Dalam mewujudkan aspirasi dan perjuangan ada tiga faktor penentu utama yang harus diperhatikan oleh suatu bangsa :
1. Bumi/ruang dimana bangsa itu hidup
2. Jiwa, tekad dan semangat manusia/rakyat
3. Lingkungan
1.2
RUMUSAN MASALAH
1. Apa itu wawasan nasional.
2. Apa yang dimaksud
teori-teori paham kekuasaan;
3. Apa yang dimaksud
teori-teori geopolitik;
1.3 TUJUAN
1. Mengetahui pengertian
wawasan nasional;
2. Menjelaskan teori-teori
paham kekuasaan;
3. Menguraikan teori-teori
geopolitik;
1.4 MANFAAT
1. Pembaca mampu mengerti
tentang pengertian wawasan nasional.
2. Pembaca menjadi tau apa
saja teori-teori paham kekuasaan.
3. Pembaca menjadi tahu
tentang teori-teori geopolitik.
BAB II
PEMBAHASAN
2.1 Pengertian
Wawasan Nasional
Kebenaran tertinggi hanyalah yang berasal dari Causa
Prima, yakni kebenaran yang berasal dari Tuhan. Tuhan menciptakan manusia
sebagai makhluk yang sempurna dan sekaligus terbatas. Selain itu Tuhan
menciptakan manusia dengan kemampuan yang berbeda-beda. Dengan perbedaan
kemampuan dan lingkunganya telah membuat cara pandang yang berbeda-beda pula.
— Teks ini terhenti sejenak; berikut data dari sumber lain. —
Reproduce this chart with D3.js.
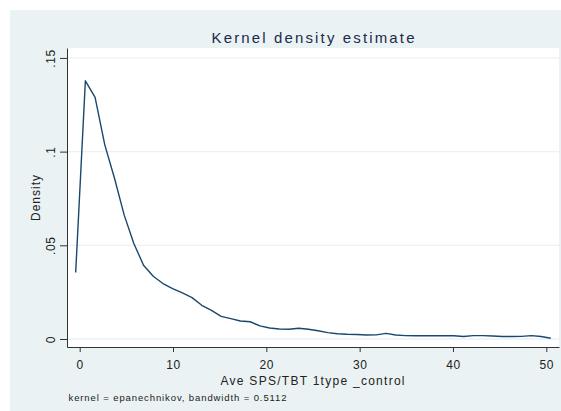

Keberagaman dalam suatu Negara sangat membutuhkan perekat. Perekat itu adalah
berupa wawasan nasional.
Adapun wawasan nasional itu sendiri merupakan cara pandang suatu bangsa tentang
diri dan lingkungannya dalam ekstensinya berhadapan dengan lingkungan nasional,
regional serta global. Adapun unsure-unsur yang terkandung dalam wawasan
nasional suatu Negara adalah terletak pada paham kekuasaan dan geopolitiknya.
Paham kekuasaan dapat diterjemahkan sebagai pemikiran mengenai sejauh mana
konsep operasional dapat diwujudkan dan dipertanggungjawabkan, sedangkan
geopolitik adalah geografi politik suatu Negara mengenai potensi yang dimiliki
oleh suatu bangsa atas dasar jati dirinya dan kemampuan ketahanan nasionalnya.
Sementara untuk wawasan nasional bangsa Indonesia adalah Wawasan Nusantara.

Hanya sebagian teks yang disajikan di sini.